Political economy, to paraphrase the editors of an earlier volume in this series, is the study of rational decisions in a context of political and economic institutions. Its central tenent is that a comprehensive understanding of economic phenomena requires knowledge of the political institutions, actors, and incentives present in the decision-making process. Conversely, these same political variables are best studied with the rational actor orientation of economics and with a continual eye toward the economic consequences of political choices.
While politics and economics coexisted as the single discipline of political economy for much of the period of modern scholarship, these fields were formally split in the late nineteenth century. It is now apparent that this split, while advantageous for certain scientific developments, has biased the way in which economists and political scientists think about many issues. The separate disciplines, with their own views on appropriate methods and the most productive lines of research, place artificial constraints on the study of many important social issues. The reconstitution of political economy is designed to reunite the separate perspectives in those areas where the interaction of individuals, institutions, and markets is paramount.

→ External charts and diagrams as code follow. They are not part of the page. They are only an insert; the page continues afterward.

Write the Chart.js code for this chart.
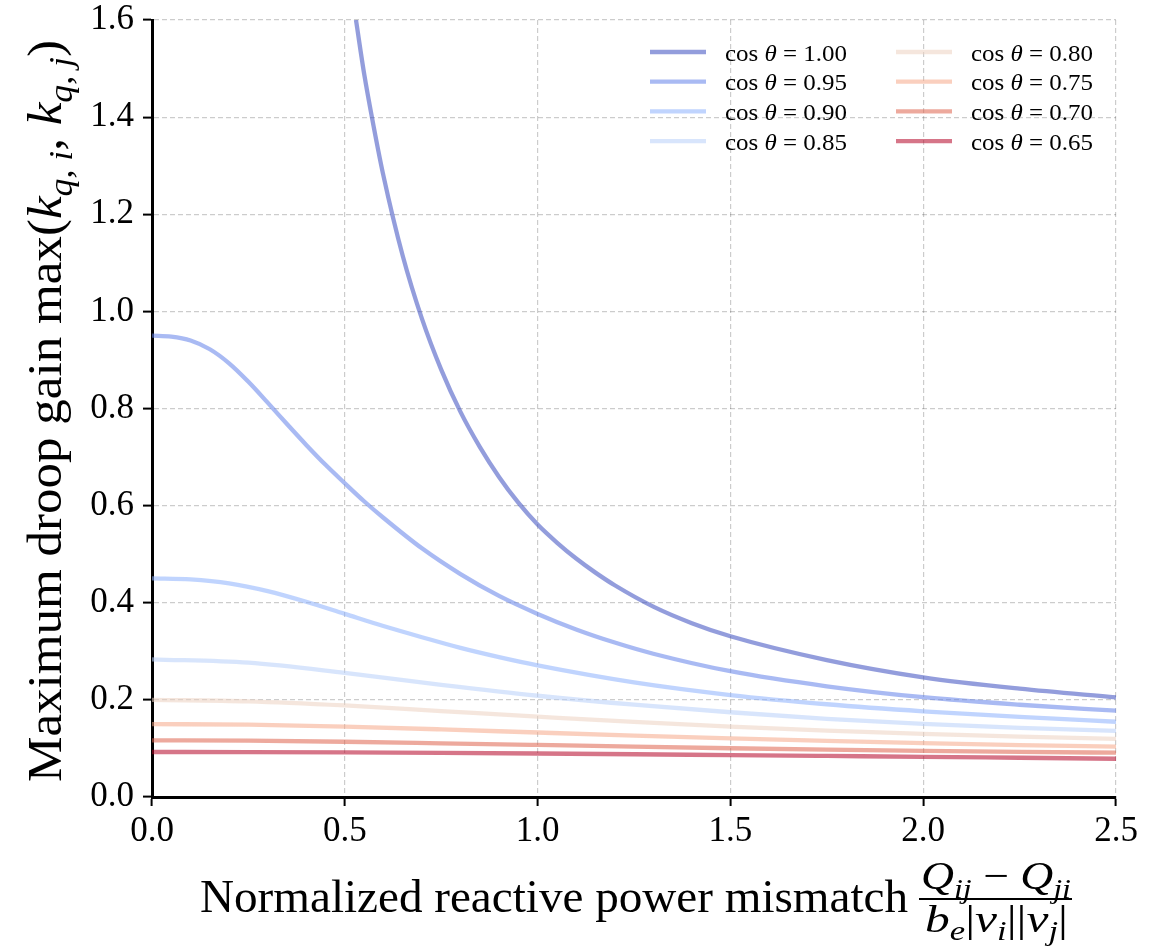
<!DOCTYPE html>
<html>
<head>
<meta charset="utf-8">
<script src="https://cdn.jsdelivr.net/npm/chart.js@4"></script>
<style>
  body { margin: 0; background: #fff; }
  #wrap { width: 1158px; height: 946px; position: relative; }
</style>
</head>
<body>
<div id="wrap"><canvas id="chart1"></canvas></div>
<script>
// power factor of each curve (legend order)
const cosLabels = ['1.00', '0.95', '0.90', '0.85', '0.80', '0.75', '0.70', '0.65'];

// cos = 1.00 leaves the top of the plot, so it has its own x positions
const x100 = [0.529, 0.55, 0.575, 0.6, 0.65, 0.7, 0.75, 0.8, 0.85, 0.9, 0.95, 1.0, 1.05, 1.1, 1.15, 1.2, 1.3, 1.4, 1.5, 1.75, 2.0, 2.25, 2.5];
const y100 = [1.60, 1.49, 1.38, 1.28, 1.115, 0.985, 0.88, 0.793, 0.721, 0.659, 0.606, 0.561, 0.524, 0.491, 0.462, 0.436, 0.392, 0.358, 0.331, 0.282, 0.2465, 0.223, 0.205];

const x095 = [0, 0.05, 0.1, 0.15, 0.2, 0.25, 0.3, 0.35, 0.4, 0.45, 0.5, 0.55, 0.6, 0.7, 0.8, 0.9, 1.0, 1.1, 1.2, 1.3, 1.5, 1.75, 2.0, 2.25, 2.5];
const y095 = [0.950, 0.948, 0.940, 0.922, 0.893, 0.855, 0.812, 0.768, 0.725, 0.684, 0.646, 0.609, 0.575, 0.512, 0.459, 0.414, 0.377, 0.345, 0.318, 0.295, 0.259, 0.228, 0.2055, 0.190, 0.1777];

const x090 = [0, 0.1, 0.2, 0.3, 0.4, 0.5, 0.6, 0.7, 0.8, 0.9, 1.0, 1.25, 1.5, 1.75, 2.0, 2.25, 2.5];
const y090 = [0.450, 0.448, 0.440, 0.424, 0.402, 0.377, 0.352, 0.329, 0.307, 0.288, 0.271, 0.236, 0.210, 0.191, 0.1765, 0.165, 0.155];

// the flatter curves share one set of x positions
const xLow = [0, 0.25, 0.5, 0.75, 1.0, 1.25, 1.5, 1.75, 2.0, 2.25, 2.5];
const y085 = [0.2835, 0.2765, 0.2555, 0.231, 0.2085, 0.190, 0.1745, 0.161, 0.1505, 0.1425, 0.136];
const y080 = [0.200, 0.197, 0.1885, 0.177, 0.1655, 0.1545, 0.1450, 0.1368, 0.1300, 0.1243, 0.1195];
const y075 = [0.150, 0.149, 0.145, 0.1393, 0.1328, 0.1265, 0.1208, 0.1155, 0.1108, 0.1068, 0.1036];
const y070 = [0.1167, 0.1160, 0.1138, 0.1106, 0.1072, 0.1037, 0.1004, 0.0975, 0.0950, 0.0929, 0.0912];
const y065 = [0.0927, 0.0925, 0.0918, 0.0908, 0.0896, 0.0880, 0.0862, 0.0845, 0.0828, 0.0808, 0.0788];

const xTicks = [0, 0.5, 1.0, 1.5, 2.0, 2.5];
const yTicks = [0, 0.2, 0.4, 0.6, 0.8, 1.0, 1.2, 1.4, 1.6];

// coolwarm, drawn at alpha 0.55
const lineColors = [
  'rgba(59, 76, 192, 0.55)',
  'rgba(98, 130, 234, 0.55)',
  'rgba(141, 176, 254, 0.55)',
  'rgba(184, 208, 249, 0.55)',
  'rgba(237, 209, 193, 0.55)',
  'rgba(245, 167, 137, 0.55)',
  'rgba(222, 98, 77, 0.55)',
  'rgba(180, 4, 38, 0.55)'
];

const seriesX = [x100, x095, x090, xLow, xLow, xLow, xLow, xLow];
const seriesY = [y100, y095, y090, y085, y080, y075, y070, y065];

const SERIF = '"Liberation Serif", "Times New Roman", serif';

function partFont(p, size) {
  const s = p.sub ? size * 0.7 : size;
  return (p.it ? 'italic ' : '') + s.toFixed(1) + 'px ' + SERIF;
}

// draws a run of text pieces (italic / subscript), stretched to a given width
function drawParts(ctx, parts, x, y, size, width) {
  let total = 0;
  parts.forEach(p => {
    ctx.font = partFont(p, size);
    p.w = ctx.measureText(p.t).width;
    total += p.w;
  });
  const k = width ? width / total : 1;
  ctx.save();
  ctx.translate(x, y);
  ctx.scale(k, 1);
  ctx.textAlign = 'left';
  ctx.textBaseline = 'alphabetic';
  ctx.fillStyle = '#000';
  let cx = 0;
  parts.forEach(p => {
    ctx.font = partFont(p, size);
    ctx.fillText(p.t, cx, p.sub ? size * 0.22 : 0);
    cx += p.w;
  });
  ctx.restore();
}

const yTitleParts = [
  { t: 'Maximum droop gain max(' },
  { t: 'k', it: true }, { t: 'q, i', it: true, sub: true },
  { t: ', ' },
  { t: 'k', it: true }, { t: 'q, j', it: true, sub: true },
  { t: ')' }
];
const xTitleParts = [{ t: 'Normalized reactive power mismatch' }];
const numParts = [
  { t: 'Q', it: true }, { t: 'ij', it: true, sub: true },
  { t: ' \u2212 ' },
  { t: 'Q', it: true }, { t: 'ji', it: true, sub: true }
];
const denParts = [
  { t: 'b', it: true }, { t: 'e', it: true, sub: true },
  { t: '|' }, { t: 'v', it: true }, { t: 'i', it: true, sub: true },
  { t: '||' }, { t: 'v', it: true }, { t: 'j', it: true, sub: true },
  { t: '|' }
];

const titlePlugin = {
  id: 'titles',
  afterDraw(chart) {
    const ctx = chart.ctx;
    const area = chart.chartArea;

    // y axis title, rotated
    ctx.save();
    ctx.translate(61, 782);
    ctx.rotate(-Math.PI / 2);
    drawParts(ctx, yTitleParts, 0, 0, 48, 742);
    ctx.restore();

    // x axis title with the fraction
    drawParts(ctx, xTitleParts, 200, 912, 47, 708);
    drawParts(ctx, numParts, 921, 889, 40, 150);
    ctx.fillStyle = '#000';
    ctx.fillRect(919, 898, 153, 2);
    drawParts(ctx, denParts, 925, 932, 38, 143);

    // legend, two columns of four
    chart.data.datasets.forEach((ds, i) => {
      const col = Math.floor(i / 4), row = i % 4;
      const lx = area.right - 466 + col * 246;
      const ly = 52 + row * 29.7;
      ctx.save();
      ctx.strokeStyle = ds.borderColor;
      ctx.lineWidth = 4.3;
      ctx.beginPath();
      ctx.moveTo(lx, ly);
      ctx.lineTo(lx + 56, ly);
      ctx.stroke();
      ctx.restore();
      drawParts(ctx, [{ t: 'cos ' }, { t: '\u03b8', it: true }, { t: ' = ' + cosLabels[i] }], lx + 75, ly + 8.5, 24, 122);
    });
  }
};

new Chart(document.getElementById('chart1'), {
  type: 'line',
  data: {
    datasets: cosLabels.map((c, i) => ({
      label: 'cos \u03b8 = ' + c,
      data: seriesX[i].map((x, j) => ({ x: x, y: seriesY[i][j] })),
      borderColor: lineColors[i],
      backgroundColor: lineColors[i],
      borderWidth: 4.3,
      pointRadius: 0,
      cubicInterpolationMode: 'monotone',
      fill: false,
      order: cosLabels.length - i
    }))
  },
  options: {
    responsive: true,
    maintainAspectRatio: false,
    animation: false,
    layout: { padding: { top: 20, right: 42, left: 0, bottom: 0 } },
    plugins: {
      legend: { display: false },
      tooltip: { enabled: false }
    },
    scales: {
      x: {
        type: 'linear',
        min: 0,
        max: 2.5,
        afterBuildTicks: s => { s.ticks = xTicks.map(v => ({ value: v })); },
        afterFit: s => { s.height = 149; },
        ticks: {
          callback: v => v.toFixed(1),
          font: { family: SERIF, size: 35 },
          color: '#000',
          padding: 5,
          maxRotation: 0
        },
        grid: { color: 'rgba(0,0,0,0.2)', lineWidth: 1.2, tickColor: '#000', tickLength: 9, tickWidth: 2 },
        border: { display: true, color: '#000', width: 3, dash: [5, 3] }
      },
      y: {
        type: 'linear',
        min: 0,
        max: 1.6,
        afterBuildTicks: s => { s.ticks = yTicks.map(v => ({ value: v })); },
        afterFit: s => { s.width = 152; },
        ticks: {
          callback: v => v.toFixed(1),
          // small line height so the top label does not push the plot down
          font: { family: SERIF, size: 35, lineHeight: 0.6 },
          color: '#000',
          padding: 9
        },
        grid: { color: 'rgba(0,0,0,0.2)', lineWidth: 1.2, tickColor: '#000', tickLength: 9, tickWidth: 2 },
        border: { display: true, color: '#000', width: 3, dash: [5, 3] }
      }
    }
  },
  plugins: [titlePlugin]
});
</script>
</body>
</html>
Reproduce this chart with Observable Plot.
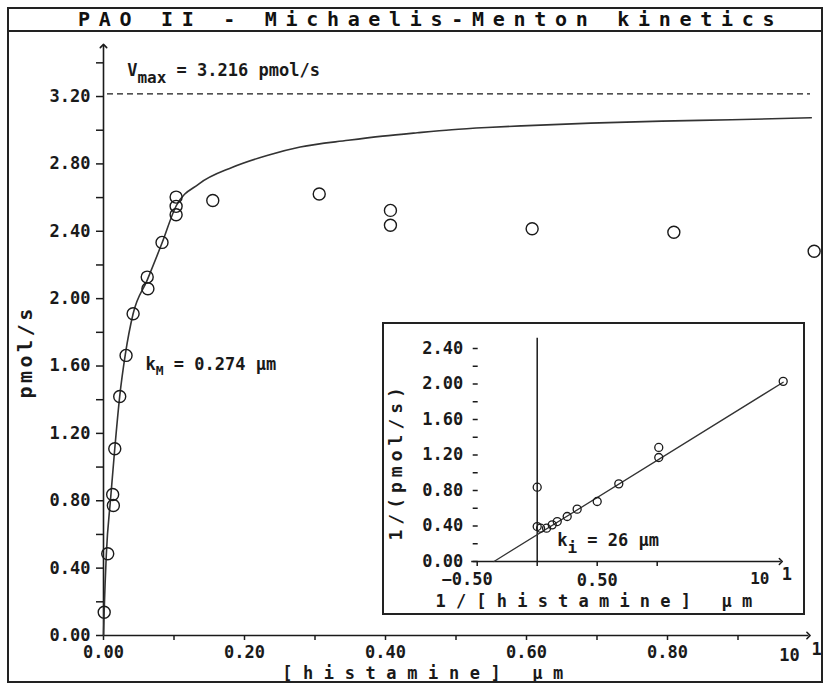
<!DOCTYPE html>
<html><head><meta charset="utf-8">
<script src="https://cdn.jsdelivr.net/npm/d3@7"></script>
<script src="https://cdn.jsdelivr.net/npm/@observablehq/plot@0.6"></script>
<style>
html,body{margin:0;padding:0;background:#fff;}
#wrap{position:relative;width:824px;height:687px;overflow:hidden;background:#fff;}
#wrap svg{display:block;}
#main{position:absolute;left:0;top:0;}
#frame{position:absolute;left:7px;top:7px;width:816px;height:676px;border:2px solid #222;box-sizing:border-box;pointer-events:none;}
#title{position:absolute;left:7px;top:7px;width:816px;height:25px;border:2px solid #222;box-sizing:border-box;
  font-family:"DejaVu Sans Mono",monospace;font-weight:bold;font-size:20px;line-height:21px;letter-spacing:8.7px;
  padding-left:69px;white-space:nowrap;color:#111;background:#fff;}
#inset{position:absolute;left:382px;top:322px;width:419px;height:289px;border:2px solid #222;background:#fff;}
</style>
</head><body>
<div id="wrap">
  <div id="main"></div>
  <div id="frame"></div>
  <div id="title"></div>
  <div id="inset"></div>
</div>
<script>
// ---------- data ----------
const chartTitle = "PAO II - Michaelis-Menton kinetics";
const xTitle = "[histamine] μm";
const yTitle = "pmol/s";
const insetXTitle = "1/[histamine] μm";
const insetYTitle = "1/(pmol/s)";

// measured points: [histamine] (μm) and rate (pmol/s)
const histamine = [0.001, 0.006, 0.013, 0.014, 0.016, 0.023, 0.032, 0.042, 0.062, 0.063, 0.083, 0.103, 0.103, 0.103, 0.155, 0.306, 0.407, 0.407, 0.608, 0.809, 1.008];
const rate      = [0.138, 0.485, 0.837, 0.772, 1.109, 1.419, 1.663, 1.910, 2.128, 2.059, 2.334, 2.603, 2.548, 2.498, 2.583, 2.621, 2.524, 2.436, 2.415, 2.394, 2.281];

// fitted curve
const curveX = [0, 0.001, 0.004, 0.010, 0.016, 0.023, 0.031, 0.042, 0.062, 0.083, 0.103, 0.135, 0.183, 0.232, 0.279, 0.347, 0.396, 0.445, 0.494, 0.544, 0.593, 0.691, 0.792, 0.891, 1.004];
const curveY = [0, 0.15, 0.48, 0.81, 1.11, 1.42, 1.67, 1.91, 2.11, 2.33, 2.55, 2.68, 2.78, 2.85, 2.90, 2.94, 2.965, 2.985, 3.003, 3.016, 3.026, 3.042, 3.054, 3.062, 3.074];

const vmax = 3.216;
const vmaxLabel = ["V", "max", " = 3.216 pmol/s"];
const kmLabel = ["k", "M", " = 0.274 μm"];
const kiLabel = ["k", "i", " = 26 μm"];

// axis ticks
const xTicks = [0, 0.2, 0.4, 0.6, 0.8];
const xMinor = [0.1, 0.3, 0.5, 0.7, 0.9];
const yTicks = [0, 0.4, 0.8, 1.2, 1.6, 2.0, 2.4, 2.8, 3.2];
const yMinor = [0.2, 0.6, 1.0, 1.4, 1.8, 2.2, 2.6, 3.0, 3.4];
const xEndLabels = ["10", "1"];

// Lineweaver-Burk inset
const invS = [0, 0, 0.028, 0.078, 0.125, 0.167, 0.25, 0.333, 0.5, 0.68, 1.013, 1.013, 2.05];
const invV = [0.837, 0.394, 0.375, 0.375, 0.413, 0.45, 0.507, 0.59, 0.676, 0.875, 1.285, 1.172, 2.03];
const fitX = [-0.36, 2.05];
const fitY = [0, 2.02];
const iyTicks = [0, 0.4, 0.8, 1.2, 1.6, 2.0, 2.4];
const iyAll = [0, 0.2, 0.4, 0.6, 0.8, 1.0, 1.2, 1.4, 1.6, 1.8, 2.0, 2.2, 2.4];
const ixTicks = [-0.5, 0, 0.5, 1.0];

// ---------- drawing ----------
const INK = "#1a1a1a";
const FONT = "DejaVu Sans Mono";
const fmt2 = d => d.toFixed(2);

const pts = histamine.map((x, i) => ({x, y: rate[i]}));
const curve = curveX.map((x, i) => ({x, y: curveY[i]}));
const xDom = [0, 1], yDom = [0, 3.5];

const main = Plot.plot({
  width: 824, height: 687,
  marginLeft: 103, marginRight: 16, marginTop: 45.5, marginBottom: 52,
  x: {domain: xDom},
  y: {domain: yDom},
  style: {background: "transparent", fontFamily: FONT, fontSize: "17px", fontWeight: "bold", color: INK, overflow: "visible"},
  marks: [
    Plot.axisY(yTicks, {tickSize: 7, tickPadding: 6, tickFormat: fmt2, label: null, strokeWidth: 1.5}),
    Plot.axisY(yMinor, {tickSize: 7, fill: "none", label: null, strokeWidth: 1.5}),
    Plot.axisX(xTicks, {tickSize: 5, tickPadding: 5, tickFormat: fmt2, label: null, strokeWidth: 1.5}),
    Plot.axisX(xMinor, {tickSize: 5, fill: "none", label: null, strokeWidth: 1.5}),
    Plot.link([0], {x1: xDom[0], y1: 0, x2: xDom[1], y2: 0, markerEnd: "arrow", stroke: INK, strokeWidth: 1.6}),
    Plot.link([0], {x1: 0, y1: yDom[0], x2: 0, y2: yDom[1], markerEnd: "arrow", stroke: INK, strokeWidth: 1.6}),
    Plot.ruleY([vmax], {stroke: INK, strokeWidth: 1.4, strokeDasharray: "6,4", insetLeft: 4, insetRight: -2}),
    Plot.line(curve, {x: "x", y: "y", curve: "monotone-x", stroke: "#333", strokeWidth: 1.6}),
    Plot.dot(pts, {x: "x", y: "y", r: 6, stroke: INK, strokeWidth: 1.4, fill: "none"}),
    Plot.text([xEndLabels[0]], {x: xDom[1], y: 0, text: d => d, dx: -19, dy: 13, lineAnchor: "top", fontSize: 17, fontWeight: "bold"}),
    Plot.text([xEndLabels[1]], {x: xDom[1], y: 0, text: d => d, dx: 8, dy: 7, lineAnchor: "top", fontSize: 17, fontWeight: "bold"}),
    Plot.text([xTitle], {frameAnchor: "bottom-left", text: d => d, dx: 178.7, dy: 43, textAnchor: "start", lineAnchor: "bottom", fontSize: 17, fontWeight: "bold"}),
    Plot.text([yTitle], {frameAnchor: "left", text: d => d, rotate: -90, dx: -72, dy: 57.75, textAnchor: "start", lineAnchor: "bottom", fontSize: 20, fontWeight: "bold"}),
    Plot.text([vmaxLabel.join("")], {frameAnchor: "top-left", text: d => d, dx: 23.7, dy: 29.5, textAnchor: "start", lineAnchor: "bottom", fontSize: 17, fontWeight: "bold"}),
    Plot.text([kmLabel.join("")], {frameAnchor: "top-left", text: d => d, dx: 42, dy: 323.5, textAnchor: "start", lineAnchor: "bottom", fontSize: 17, fontWeight: "bold"})
  ]
});
document.getElementById("main").appendChild(main);

const ipts = invS.map((x, i) => ({x, y: invV[i]}));
const fit = fitX.map((x, i) => ({x, y: fitY[i]}));
const ixDom = [-0.55, 2.03], iyDom = [0, 2.52];

const inset = Plot.plot({
  width: 419, height: 289,
  marginLeft: 86.7, marginRight: 22.7, marginTop: 13.35, marginBottom: 52,
  x: {domain: ixDom},
  y: {domain: iyDom},
  style: {background: "transparent", fontFamily: FONT, fontSize: "17px", fontWeight: "bold", color: INK, overflow: "visible"},
  marks: [
    Plot.axisY(iyTicks, {tickSize: 0, tickPadding: 8, tickFormat: fmt2, label: null}),
    Plot.axisY(iyAll, {tickSize: 5, fill: "none", label: null, dx: 7, strokeWidth: 1.5}),
    Plot.axisX(ixTicks, {tickSize: 5, fill: "none", label: null, strokeWidth: 1.5}),
    Plot.text([-0.5], {x: d => d, y: 0, text: d => "−" + fmt2(-d), dx: -10, dy: 11, lineAnchor: "top", fontSize: 17, fontWeight: "bold"}),
    Plot.text([0.5], {x: d => d, y: 0, text: d => fmt2(d), dy: 12, lineAnchor: "top", fontSize: 17, fontWeight: "bold"}),
    Plot.text([xEndLabels[0]], {x: ixDom[1], y: 0, text: d => d, dx: -21, dy: 11, lineAnchor: "top", fontSize: 16, fontWeight: "bold"}),
    Plot.text([xEndLabels[1]], {x: ixDom[1], y: 0, text: d => d, dx: 6, dy: 6, lineAnchor: "top", fontSize: 17, fontWeight: "bold"}),
    Plot.link([0], {x1: ixDom[0], y1: 0, x2: ixDom[1], y2: 0, markerEnd: "arrow", stroke: INK, strokeWidth: 1.5}),
    Plot.link([0], {x1: 0, y1: iyDom[0], x2: 0, y2: iyDom[1], stroke: INK, strokeWidth: 1.5}),
    Plot.line(fit, {x: "x", y: "y", stroke: "#333", strokeWidth: 1.3}),
    Plot.dot(ipts, {x: "x", y: "y", r: 4, stroke: INK, strokeWidth: 1.3, fill: "none"}),
    Plot.text([insetXTitle], {frameAnchor: "bottom-left", text: d => d, dx: -35.7, dy: 45, textAnchor: "start", lineAnchor: "bottom", fontSize: 17, fontWeight: "bold"}),
    Plot.text([insetYTitle], {frameAnchor: "left", text: d => d, rotate: -90, dx: -69.7, dy: 90.8, textAnchor: "start", lineAnchor: "bottom", fontSize: 18, fontWeight: "bold"}),
    Plot.text([kiLabel.join("")], {frameAnchor: "top-left", text: d => d, dx: 86, dy: 207.65, textAnchor: "start", lineAnchor: "bottom", fontSize: 17, fontWeight: "bold"})
  ]
});
document.getElementById("inset").appendChild(inset);

document.getElementById("title").textContent = chartTitle;

function findText(svg, str) {
  return d3.select(svg).selectAll("text").filter(function() { return this.textContent === str; });
}
// letter spacing for the wide titles
findText(main, xTitle).attr("letter-spacing", "10.6px");
findText(main, yTitle).attr("letter-spacing", "3.5px");
findText(inset, insetXTitle).attr("letter-spacing", "10.2px");
findText(inset, insetYTitle).attr("letter-spacing", "5px");

// subscripts
function subscript(svg, parts, drop, subSize) {
  const t = findText(svg, parts.join(""));
  t.text(null);
  t.append("tspan").text(parts[0]);
  t.append("tspan").attr("dy", drop).attr("font-size", subSize).text(parts[1]);
  t.append("tspan").attr("dy", -drop).text(parts[2]);
}
subscript(main, vmaxLabel, 7, 16);
subscript(main, kmLabel, 5, 13);
subscript(inset, kiLabel, 7, 16);
</script>
</body></html>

The division of economics and political science into separate disciplines can be traced back to a variety of factors. To take one prominent example, the development of the neoclassical model in economics emphasized behavior of individual consumers and firms in perfectly competitive markets, at the expense of any sort of political considerations. Indeed, one of the founders of the neoclassical movement, Stanley Jevons, was an early advocate of replacing “the old troublesome double-worded name for our science,” namely, political economy, with the much more concise label of “economics.”